Human Gideon corrects “Spooner” saying she’d be with her mother, but Astra’s own personal hell is the loneliness she felt while being the queen of Hell, and she’s not ready to go back to that.
Evil Gideon catches Spooner in the armory and tries to suck her into the temporal zone, and Spooner cries out for Astra, and Astra threatens to blow up the whole ship, Human Gideon included, if anything happens to Spooner.
I was going to yell about how this whole situation was a bit gay but I’d blow up a space ship if my friends were in danger, too.
So Evil Gideon has no choice but to close the airlock. Astra runs to Spooner and says “that’s what best friends are for” which is FINE I GUESS.
Human Gideon is ready to end this and get her friends off the ship and to safety so she calls Ava and Sara to see what the captains are waiting for.
It LOOKS like they’re waiting for the gun show to start so Sara can enter.
Sara calls Evil Gideon a Time Fascist and she and her wife express their concerns with leaving the timeline as someone else’s responsibility: they’ve changed the timeline for the better more times than they can count, all by having a little heart and being willing to make sacrifices. Whoever guards the timeline has to know that change can be good. It doesn’t need a cold, emotionless AI…and then Human Gideon knows what the timeline needs. It needs her.
The rules are there must always be (at least) one captain and one AI, but there are no rules that they can’t sort of be one in the same.

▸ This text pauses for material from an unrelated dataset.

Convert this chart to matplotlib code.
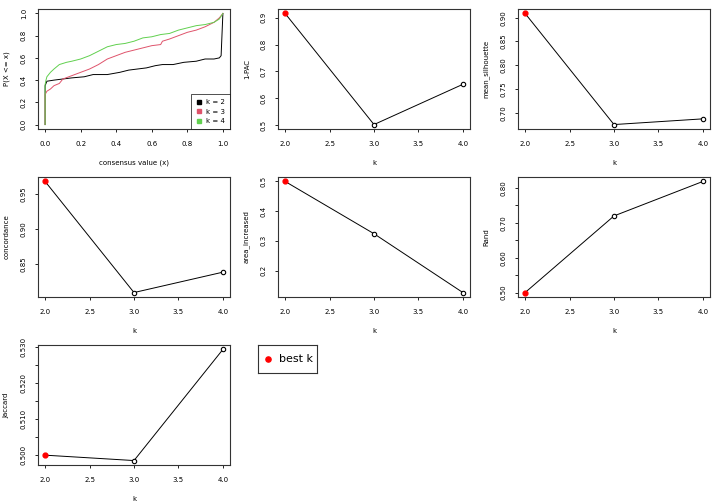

Ava and Sara take this back to the Legends, where there is more debate. Ava points out that they are a bit chaotic to be let loose on the timeline, but Astra says they’re chaotic good.
Astra calling them *good* as a compliment; now that’s what I call GROWTH.
Zari also wants to keep being a hero and isn’t ready to give that up yet. But the rest of them don’t hate the idea of putting down roots, something they were told might never happen when they were first plucked from their original timelines.